STATED PROBLEM.
Each line that holds the word "this" counts once; report the total and nothing else.

* Begin RECORDS FOR PROCESSING *

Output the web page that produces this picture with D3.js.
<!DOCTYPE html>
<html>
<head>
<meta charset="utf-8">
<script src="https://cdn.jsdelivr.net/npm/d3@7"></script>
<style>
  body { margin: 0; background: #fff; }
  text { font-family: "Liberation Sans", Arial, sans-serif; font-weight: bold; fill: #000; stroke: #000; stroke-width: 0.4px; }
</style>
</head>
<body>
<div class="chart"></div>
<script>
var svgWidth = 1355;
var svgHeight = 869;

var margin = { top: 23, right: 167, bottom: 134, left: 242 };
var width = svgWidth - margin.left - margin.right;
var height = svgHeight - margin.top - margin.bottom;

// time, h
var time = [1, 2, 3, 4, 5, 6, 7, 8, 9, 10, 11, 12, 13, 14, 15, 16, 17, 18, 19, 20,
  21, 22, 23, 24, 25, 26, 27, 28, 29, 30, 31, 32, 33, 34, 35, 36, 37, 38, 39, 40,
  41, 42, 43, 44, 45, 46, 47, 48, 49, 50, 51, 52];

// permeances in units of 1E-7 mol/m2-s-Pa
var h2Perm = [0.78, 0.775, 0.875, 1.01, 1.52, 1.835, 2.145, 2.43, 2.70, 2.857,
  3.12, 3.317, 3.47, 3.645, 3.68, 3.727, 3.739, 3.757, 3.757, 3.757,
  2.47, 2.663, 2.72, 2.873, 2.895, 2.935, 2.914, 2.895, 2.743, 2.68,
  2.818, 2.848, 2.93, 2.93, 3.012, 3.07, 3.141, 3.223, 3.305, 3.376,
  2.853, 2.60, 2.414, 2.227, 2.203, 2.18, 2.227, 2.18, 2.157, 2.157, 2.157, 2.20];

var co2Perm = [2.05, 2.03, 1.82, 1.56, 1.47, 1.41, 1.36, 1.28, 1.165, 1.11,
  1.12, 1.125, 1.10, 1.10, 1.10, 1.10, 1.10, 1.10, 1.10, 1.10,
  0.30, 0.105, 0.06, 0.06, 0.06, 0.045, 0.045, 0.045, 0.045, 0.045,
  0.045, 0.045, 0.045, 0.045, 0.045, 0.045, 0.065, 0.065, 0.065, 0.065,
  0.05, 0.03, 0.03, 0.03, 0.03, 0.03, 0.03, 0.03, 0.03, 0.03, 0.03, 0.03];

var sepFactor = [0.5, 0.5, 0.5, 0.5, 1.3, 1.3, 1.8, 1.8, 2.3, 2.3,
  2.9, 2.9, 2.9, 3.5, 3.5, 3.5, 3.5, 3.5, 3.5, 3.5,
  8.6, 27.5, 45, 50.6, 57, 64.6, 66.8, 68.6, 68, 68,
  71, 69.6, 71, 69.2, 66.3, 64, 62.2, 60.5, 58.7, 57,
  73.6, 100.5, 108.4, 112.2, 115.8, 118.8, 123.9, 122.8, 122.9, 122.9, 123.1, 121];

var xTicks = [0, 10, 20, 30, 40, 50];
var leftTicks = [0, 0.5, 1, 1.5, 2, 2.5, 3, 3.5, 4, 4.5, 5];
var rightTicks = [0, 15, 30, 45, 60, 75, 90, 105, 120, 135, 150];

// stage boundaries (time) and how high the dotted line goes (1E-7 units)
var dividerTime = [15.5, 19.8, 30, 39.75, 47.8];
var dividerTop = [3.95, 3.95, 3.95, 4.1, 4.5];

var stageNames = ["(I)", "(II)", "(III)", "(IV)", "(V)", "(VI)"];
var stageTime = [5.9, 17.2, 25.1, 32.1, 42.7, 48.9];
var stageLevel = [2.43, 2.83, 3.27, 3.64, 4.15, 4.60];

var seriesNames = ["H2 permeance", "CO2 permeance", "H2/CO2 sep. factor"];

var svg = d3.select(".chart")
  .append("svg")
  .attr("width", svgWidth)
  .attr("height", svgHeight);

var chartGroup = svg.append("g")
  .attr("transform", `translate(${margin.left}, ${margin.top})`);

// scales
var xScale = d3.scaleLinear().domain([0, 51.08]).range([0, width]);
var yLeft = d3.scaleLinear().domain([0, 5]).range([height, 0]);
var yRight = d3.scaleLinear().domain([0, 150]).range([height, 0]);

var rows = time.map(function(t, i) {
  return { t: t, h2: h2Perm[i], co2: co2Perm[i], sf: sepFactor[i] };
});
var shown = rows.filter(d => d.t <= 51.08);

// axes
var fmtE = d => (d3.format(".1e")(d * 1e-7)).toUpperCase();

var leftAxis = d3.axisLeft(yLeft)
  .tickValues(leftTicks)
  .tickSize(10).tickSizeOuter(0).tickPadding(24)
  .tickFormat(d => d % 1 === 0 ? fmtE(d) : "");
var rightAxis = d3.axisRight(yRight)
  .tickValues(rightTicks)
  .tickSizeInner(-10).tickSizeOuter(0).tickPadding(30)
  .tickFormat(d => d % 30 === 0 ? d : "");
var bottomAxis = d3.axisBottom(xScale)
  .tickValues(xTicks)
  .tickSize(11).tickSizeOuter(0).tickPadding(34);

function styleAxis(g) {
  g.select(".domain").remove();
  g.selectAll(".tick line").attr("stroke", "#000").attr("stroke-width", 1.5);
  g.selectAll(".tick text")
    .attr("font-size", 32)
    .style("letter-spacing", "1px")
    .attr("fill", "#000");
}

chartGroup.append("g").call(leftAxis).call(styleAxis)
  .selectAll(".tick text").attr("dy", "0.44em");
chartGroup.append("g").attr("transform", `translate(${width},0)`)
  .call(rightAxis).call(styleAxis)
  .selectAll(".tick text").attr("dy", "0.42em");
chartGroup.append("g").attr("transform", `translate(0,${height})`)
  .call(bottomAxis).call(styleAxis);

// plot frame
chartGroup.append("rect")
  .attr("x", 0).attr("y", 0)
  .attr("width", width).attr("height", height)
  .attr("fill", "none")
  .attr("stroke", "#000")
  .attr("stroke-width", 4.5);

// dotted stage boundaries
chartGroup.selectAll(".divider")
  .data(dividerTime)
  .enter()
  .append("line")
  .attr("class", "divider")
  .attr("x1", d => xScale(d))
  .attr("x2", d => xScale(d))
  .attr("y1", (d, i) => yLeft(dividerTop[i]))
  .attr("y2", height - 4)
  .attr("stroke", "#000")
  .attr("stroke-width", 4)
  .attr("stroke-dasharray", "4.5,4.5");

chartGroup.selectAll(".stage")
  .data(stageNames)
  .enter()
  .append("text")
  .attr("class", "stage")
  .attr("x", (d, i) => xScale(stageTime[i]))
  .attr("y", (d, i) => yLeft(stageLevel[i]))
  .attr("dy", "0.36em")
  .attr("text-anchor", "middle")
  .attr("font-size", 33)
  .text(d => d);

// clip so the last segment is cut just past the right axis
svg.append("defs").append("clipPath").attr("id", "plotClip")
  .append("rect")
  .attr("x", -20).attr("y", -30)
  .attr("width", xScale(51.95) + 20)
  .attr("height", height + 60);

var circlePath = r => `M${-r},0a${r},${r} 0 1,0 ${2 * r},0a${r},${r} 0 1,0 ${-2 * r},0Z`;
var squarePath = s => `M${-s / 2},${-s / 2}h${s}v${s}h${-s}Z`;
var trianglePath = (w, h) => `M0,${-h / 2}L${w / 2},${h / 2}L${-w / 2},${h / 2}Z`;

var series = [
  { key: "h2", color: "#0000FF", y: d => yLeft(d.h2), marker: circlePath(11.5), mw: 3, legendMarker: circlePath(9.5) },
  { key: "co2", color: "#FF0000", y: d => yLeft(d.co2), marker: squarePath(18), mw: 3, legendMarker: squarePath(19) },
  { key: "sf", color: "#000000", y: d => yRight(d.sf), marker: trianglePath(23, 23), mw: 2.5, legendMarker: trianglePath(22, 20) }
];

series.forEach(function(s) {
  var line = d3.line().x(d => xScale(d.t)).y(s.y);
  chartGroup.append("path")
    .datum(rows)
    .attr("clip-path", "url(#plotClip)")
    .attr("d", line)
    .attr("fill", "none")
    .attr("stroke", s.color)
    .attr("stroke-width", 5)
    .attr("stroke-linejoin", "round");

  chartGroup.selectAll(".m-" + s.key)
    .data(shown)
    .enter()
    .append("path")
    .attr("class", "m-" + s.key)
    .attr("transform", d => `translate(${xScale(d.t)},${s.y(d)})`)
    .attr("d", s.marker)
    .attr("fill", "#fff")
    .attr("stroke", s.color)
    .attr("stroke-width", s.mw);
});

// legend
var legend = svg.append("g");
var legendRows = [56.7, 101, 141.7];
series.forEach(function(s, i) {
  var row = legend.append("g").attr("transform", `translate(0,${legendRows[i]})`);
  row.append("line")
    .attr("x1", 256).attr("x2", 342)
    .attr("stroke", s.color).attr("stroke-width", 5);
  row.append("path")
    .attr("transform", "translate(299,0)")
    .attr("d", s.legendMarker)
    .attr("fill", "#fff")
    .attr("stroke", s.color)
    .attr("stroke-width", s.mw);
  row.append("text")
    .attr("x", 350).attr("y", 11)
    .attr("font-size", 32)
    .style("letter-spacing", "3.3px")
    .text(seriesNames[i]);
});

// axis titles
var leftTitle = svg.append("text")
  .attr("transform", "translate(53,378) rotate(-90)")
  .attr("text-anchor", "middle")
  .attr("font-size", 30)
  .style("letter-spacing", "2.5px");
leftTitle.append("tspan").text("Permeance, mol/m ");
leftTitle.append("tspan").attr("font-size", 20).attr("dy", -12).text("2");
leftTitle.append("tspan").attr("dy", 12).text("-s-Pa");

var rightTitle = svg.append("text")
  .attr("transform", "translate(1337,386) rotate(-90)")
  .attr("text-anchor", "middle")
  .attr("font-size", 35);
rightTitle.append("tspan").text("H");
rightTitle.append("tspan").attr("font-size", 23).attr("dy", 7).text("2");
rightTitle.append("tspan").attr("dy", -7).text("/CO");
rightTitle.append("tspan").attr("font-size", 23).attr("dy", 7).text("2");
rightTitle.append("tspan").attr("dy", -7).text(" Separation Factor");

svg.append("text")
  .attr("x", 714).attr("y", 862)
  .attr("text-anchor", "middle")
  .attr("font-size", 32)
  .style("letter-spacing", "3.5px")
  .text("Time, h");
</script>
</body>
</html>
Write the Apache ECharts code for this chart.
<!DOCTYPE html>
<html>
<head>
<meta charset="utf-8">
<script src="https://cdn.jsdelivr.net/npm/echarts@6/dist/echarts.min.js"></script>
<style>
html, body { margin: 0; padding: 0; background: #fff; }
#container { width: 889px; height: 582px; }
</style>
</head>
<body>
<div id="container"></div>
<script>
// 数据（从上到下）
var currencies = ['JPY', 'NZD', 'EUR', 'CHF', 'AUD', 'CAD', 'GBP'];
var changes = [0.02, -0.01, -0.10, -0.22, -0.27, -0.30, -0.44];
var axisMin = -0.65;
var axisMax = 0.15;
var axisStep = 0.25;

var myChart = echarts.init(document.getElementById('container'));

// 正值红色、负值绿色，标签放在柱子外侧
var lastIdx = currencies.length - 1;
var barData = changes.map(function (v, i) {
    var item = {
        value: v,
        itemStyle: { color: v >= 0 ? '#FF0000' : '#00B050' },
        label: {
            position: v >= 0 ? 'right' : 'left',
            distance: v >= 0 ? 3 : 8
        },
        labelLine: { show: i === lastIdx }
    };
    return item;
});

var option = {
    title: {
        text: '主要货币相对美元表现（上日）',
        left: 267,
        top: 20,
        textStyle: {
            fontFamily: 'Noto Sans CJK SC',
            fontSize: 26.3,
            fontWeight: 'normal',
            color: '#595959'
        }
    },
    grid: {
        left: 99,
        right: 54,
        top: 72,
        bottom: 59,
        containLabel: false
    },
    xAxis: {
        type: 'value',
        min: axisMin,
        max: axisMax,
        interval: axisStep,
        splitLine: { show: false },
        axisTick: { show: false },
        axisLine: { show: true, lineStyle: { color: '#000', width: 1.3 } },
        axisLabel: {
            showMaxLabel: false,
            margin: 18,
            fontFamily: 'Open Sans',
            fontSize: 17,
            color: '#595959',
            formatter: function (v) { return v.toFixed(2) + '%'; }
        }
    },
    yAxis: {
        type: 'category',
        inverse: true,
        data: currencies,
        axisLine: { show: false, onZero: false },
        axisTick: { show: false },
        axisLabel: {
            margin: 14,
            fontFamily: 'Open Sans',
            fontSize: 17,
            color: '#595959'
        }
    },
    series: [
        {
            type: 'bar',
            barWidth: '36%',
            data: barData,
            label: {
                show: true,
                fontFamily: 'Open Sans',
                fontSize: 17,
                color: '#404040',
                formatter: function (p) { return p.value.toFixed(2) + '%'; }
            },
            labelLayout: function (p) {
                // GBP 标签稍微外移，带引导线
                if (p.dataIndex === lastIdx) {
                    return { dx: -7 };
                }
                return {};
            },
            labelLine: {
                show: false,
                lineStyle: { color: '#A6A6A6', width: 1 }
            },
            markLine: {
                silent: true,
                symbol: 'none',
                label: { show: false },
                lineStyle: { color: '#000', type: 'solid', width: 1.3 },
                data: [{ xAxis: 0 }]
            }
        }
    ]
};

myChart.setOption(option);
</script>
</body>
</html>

* End RECORDS FOR PROCESSING *

RESULT.
2